- WHAT IS REQUIRED
Give the data again exactly as written, skipping any pictures.

(Figure scripts)
+-------+

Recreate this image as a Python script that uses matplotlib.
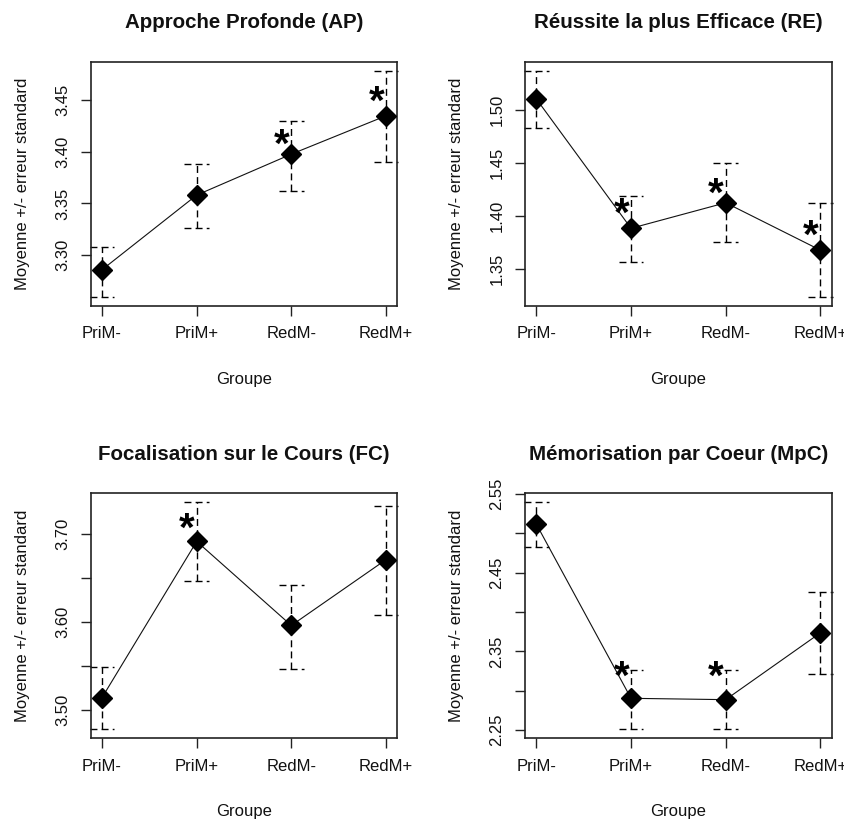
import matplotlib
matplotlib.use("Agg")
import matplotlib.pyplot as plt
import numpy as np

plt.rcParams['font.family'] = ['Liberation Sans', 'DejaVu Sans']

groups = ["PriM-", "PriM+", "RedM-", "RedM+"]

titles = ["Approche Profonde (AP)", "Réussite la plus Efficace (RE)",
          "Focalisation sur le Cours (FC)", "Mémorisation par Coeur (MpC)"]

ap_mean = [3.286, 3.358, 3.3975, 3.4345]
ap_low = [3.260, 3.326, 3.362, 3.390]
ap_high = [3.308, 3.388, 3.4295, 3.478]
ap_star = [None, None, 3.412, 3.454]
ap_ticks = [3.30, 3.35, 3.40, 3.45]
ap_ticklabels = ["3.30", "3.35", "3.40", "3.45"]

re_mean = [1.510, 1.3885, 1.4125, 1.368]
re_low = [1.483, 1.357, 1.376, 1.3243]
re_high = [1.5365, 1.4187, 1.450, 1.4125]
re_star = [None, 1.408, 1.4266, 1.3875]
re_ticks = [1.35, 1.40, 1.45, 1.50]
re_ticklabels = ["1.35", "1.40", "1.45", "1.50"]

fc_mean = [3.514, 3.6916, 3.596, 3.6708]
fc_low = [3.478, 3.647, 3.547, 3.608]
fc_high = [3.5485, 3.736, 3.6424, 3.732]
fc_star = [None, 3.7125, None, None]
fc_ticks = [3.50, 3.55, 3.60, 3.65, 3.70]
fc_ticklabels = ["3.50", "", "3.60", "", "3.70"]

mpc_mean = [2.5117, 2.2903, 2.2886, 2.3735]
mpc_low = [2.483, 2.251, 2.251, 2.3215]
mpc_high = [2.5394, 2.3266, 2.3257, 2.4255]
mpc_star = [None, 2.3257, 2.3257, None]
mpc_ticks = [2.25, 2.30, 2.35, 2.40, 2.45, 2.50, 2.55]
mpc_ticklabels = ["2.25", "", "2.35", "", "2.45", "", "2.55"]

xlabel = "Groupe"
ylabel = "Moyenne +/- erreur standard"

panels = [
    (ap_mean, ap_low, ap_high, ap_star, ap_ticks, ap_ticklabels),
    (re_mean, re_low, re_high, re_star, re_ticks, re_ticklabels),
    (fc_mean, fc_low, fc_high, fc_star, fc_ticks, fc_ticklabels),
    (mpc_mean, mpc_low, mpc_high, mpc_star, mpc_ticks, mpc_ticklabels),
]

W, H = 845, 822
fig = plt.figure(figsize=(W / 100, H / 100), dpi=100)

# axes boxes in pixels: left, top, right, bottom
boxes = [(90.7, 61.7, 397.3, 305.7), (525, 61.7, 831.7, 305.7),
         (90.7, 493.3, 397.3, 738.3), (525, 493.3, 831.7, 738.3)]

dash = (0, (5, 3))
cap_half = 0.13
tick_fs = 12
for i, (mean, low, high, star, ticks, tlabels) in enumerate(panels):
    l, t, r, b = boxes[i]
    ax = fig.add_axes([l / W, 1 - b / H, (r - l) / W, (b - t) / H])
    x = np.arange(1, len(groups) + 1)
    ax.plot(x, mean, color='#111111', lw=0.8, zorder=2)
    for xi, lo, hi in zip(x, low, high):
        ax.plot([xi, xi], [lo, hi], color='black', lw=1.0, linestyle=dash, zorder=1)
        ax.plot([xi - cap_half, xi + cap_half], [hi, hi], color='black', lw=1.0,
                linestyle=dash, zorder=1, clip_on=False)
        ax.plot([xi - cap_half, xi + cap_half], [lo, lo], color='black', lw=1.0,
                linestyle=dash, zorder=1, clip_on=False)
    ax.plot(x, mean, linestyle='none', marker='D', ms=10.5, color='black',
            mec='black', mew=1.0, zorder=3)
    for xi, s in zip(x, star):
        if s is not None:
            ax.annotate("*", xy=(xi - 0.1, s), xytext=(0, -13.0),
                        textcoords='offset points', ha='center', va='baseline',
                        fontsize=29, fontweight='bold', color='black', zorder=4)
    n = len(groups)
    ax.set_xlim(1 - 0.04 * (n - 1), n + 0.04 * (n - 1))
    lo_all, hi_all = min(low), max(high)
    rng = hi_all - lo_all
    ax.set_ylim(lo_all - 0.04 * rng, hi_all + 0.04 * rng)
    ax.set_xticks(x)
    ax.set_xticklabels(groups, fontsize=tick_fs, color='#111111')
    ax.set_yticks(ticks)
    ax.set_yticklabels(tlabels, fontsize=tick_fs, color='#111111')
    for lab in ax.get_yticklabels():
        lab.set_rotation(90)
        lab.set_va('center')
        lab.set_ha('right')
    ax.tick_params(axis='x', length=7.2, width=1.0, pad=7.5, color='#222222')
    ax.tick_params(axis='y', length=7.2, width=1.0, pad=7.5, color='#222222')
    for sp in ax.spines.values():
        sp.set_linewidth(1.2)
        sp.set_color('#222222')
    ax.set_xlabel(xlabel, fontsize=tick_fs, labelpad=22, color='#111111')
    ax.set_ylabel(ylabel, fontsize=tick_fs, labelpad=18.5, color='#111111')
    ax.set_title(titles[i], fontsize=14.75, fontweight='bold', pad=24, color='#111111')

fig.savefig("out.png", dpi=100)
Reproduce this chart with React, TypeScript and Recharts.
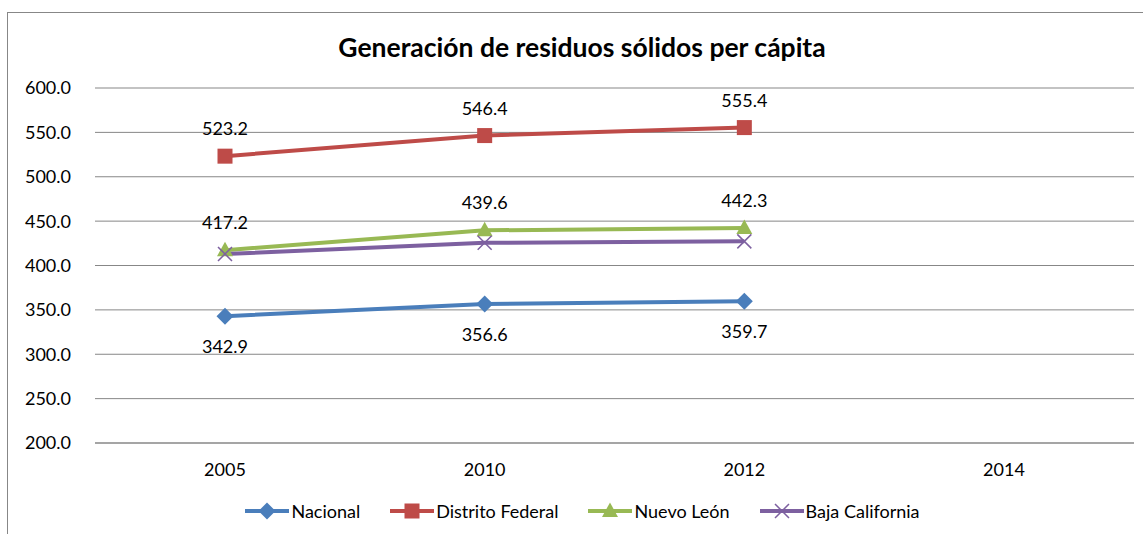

+-------+

- OUTPUT FOR THIS TASK
Recreate this image as a Python script that uses matplotlib.
import matplotlib
matplotlib.use("Agg")
import matplotlib.pyplot as plt
import numpy as np

plt.rcParams['font.family'] = ['Liberation Sans', 'DejaVu Sans']

groups = ["PriM-", "PriM+", "RedM-", "RedM+"]

titles = ["Approche Profonde (AP)", "Réussite la plus Efficace (RE)",
          "Focalisation sur le Cours (FC)", "Mémorisation par Coeur (MpC)"]

ap_mean = [3.286, 3.358, 3.3975, 3.4345]
ap_low = [3.260, 3.326, 3.362, 3.390]
ap_high = [3.308, 3.388, 3.4295, 3.478]
ap_star = [None, None, 3.412, 3.454]
ap_ticks = [3.30, 3.35, 3.40, 3.45]
ap_ticklabels = ["3.30", "3.35", "3.40", "3.45"]

re_mean = [1.510, 1.3885, 1.4125, 1.368]
re_low = [1.483, 1.357, 1.376, 1.3243]
re_high = [1.5365, 1.4187, 1.450, 1.4125]
re_star = [None, 1.408, 1.4266, 1.3875]
re_ticks = [1.35, 1.40, 1.45, 1.50]
re_ticklabels = ["1.35", "1.40", "1.45", "1.50"]

fc_mean = [3.514, 3.6916, 3.596, 3.6708]
fc_low = [3.478, 3.647, 3.547, 3.608]
fc_high = [3.5485, 3.736, 3.6424, 3.732]
fc_star = [None, 3.7125, None, None]
fc_ticks = [3.50, 3.55, 3.60, 3.65, 3.70]
fc_ticklabels = ["3.50", "", "3.60", "", "3.70"]

mpc_mean = [2.5117, 2.2903, 2.2886, 2.3735]
mpc_low = [2.483, 2.251, 2.251, 2.3215]
mpc_high = [2.5394, 2.3266, 2.3257, 2.4255]
mpc_star = [None, 2.3257, 2.3257, None]
mpc_ticks = [2.25, 2.30, 2.35, 2.40, 2.45, 2.50, 2.55]
mpc_ticklabels = ["2.25", "", "2.35", "", "2.45", "", "2.55"]

xlabel = "Groupe"
ylabel = "Moyenne +/- erreur standard"

panels = [
    (ap_mean, ap_low, ap_high, ap_star, ap_ticks, ap_ticklabels),
    (re_mean, re_low, re_high, re_star, re_ticks, re_ticklabels),
    (fc_mean, fc_low, fc_high, fc_star, fc_ticks, fc_ticklabels),
    (mpc_mean, mpc_low, mpc_high, mpc_star, mpc_ticks, mpc_ticklabels),
]

W, H = 845, 822
fig = plt.figure(figsize=(W / 100, H / 100), dpi=100)

# axes boxes in pixels: left, top, right, bottom
boxes = [(90.7, 61.7, 397.3, 305.7), (525, 61.7, 831.7, 305.7),
         (90.7, 493.3, 397.3, 738.3), (525, 493.3, 831.7, 738.3)]

dash = (0, (5, 3))
cap_half = 0.13
tick_fs = 12
for i, (mean, low, high, star, ticks, tlabels) in enumerate(panels):
    l, t, r, b = boxes[i]
    ax = fig.add_axes([l / W, 1 - b / H, (r - l) / W, (b - t) / H])
    x = np.arange(1, len(groups) + 1)
    ax.plot(x, mean, color='#111111', lw=0.8, zorder=2)
    for xi, lo, hi in zip(x, low, high):
        ax.plot([xi, xi], [lo, hi], color='black', lw=1.0, linestyle=dash, zorder=1)
        ax.plot([xi - cap_half, xi + cap_half], [hi, hi], color='black', lw=1.0,
                linestyle=dash, zorder=1, clip_on=False)
        ax.plot([xi - cap_half, xi + cap_half], [lo, lo], color='black', lw=1.0,
                linestyle=dash, zorder=1, clip_on=False)
    ax.plot(x, mean, linestyle='none', marker='D', ms=10.5, color='black',
            mec='black', mew=1.0, zorder=3)
    for xi, s in zip(x, star):
        if s is not None:
            ax.annotate("*", xy=(xi - 0.1, s), xytext=(0, -13.0),
                        textcoords='offset points', ha='center', va='baseline',
                        fontsize=29, fontweight='bold', color='black', zorder=4)
    n = len(groups)
    ax.set_xlim(1 - 0.04 * (n - 1), n + 0.04 * (n - 1))
    lo_all, hi_all = min(low), max(high)
    rng = hi_all - lo_all
    ax.set_ylim(lo_all - 0.04 * rng, hi_all + 0.04 * rng)
    ax.set_xticks(x)
    ax.set_xticklabels(groups, fontsize=tick_fs, color='#111111')
    ax.set_yticks(ticks)
    ax.set_yticklabels(tlabels, fontsize=tick_fs, color='#111111')
    for lab in ax.get_yticklabels():
        lab.set_rotation(90)
        lab.set_va('center')
        lab.set_ha('right')
    ax.tick_params(axis='x', length=7.2, width=1.0, pad=7.5, color='#222222')
    ax.tick_params(axis='y', length=7.2, width=1.0, pad=7.5, color='#222222')
    for sp in ax.spines.values():
        sp.set_linewidth(1.2)
        sp.set_color('#222222')
    ax.set_xlabel(xlabel, fontsize=tick_fs, labelpad=22, color='#111111')
    ax.set_ylabel(ylabel, fontsize=tick_fs, labelpad=18.5, color='#111111')
    ax.set_title(titles[i], fontsize=14.75, fontweight='bold', pad=24, color='#111111')

fig.savefig("out.png", dpi=100)
Reproduce this chart with React, TypeScript and Recharts.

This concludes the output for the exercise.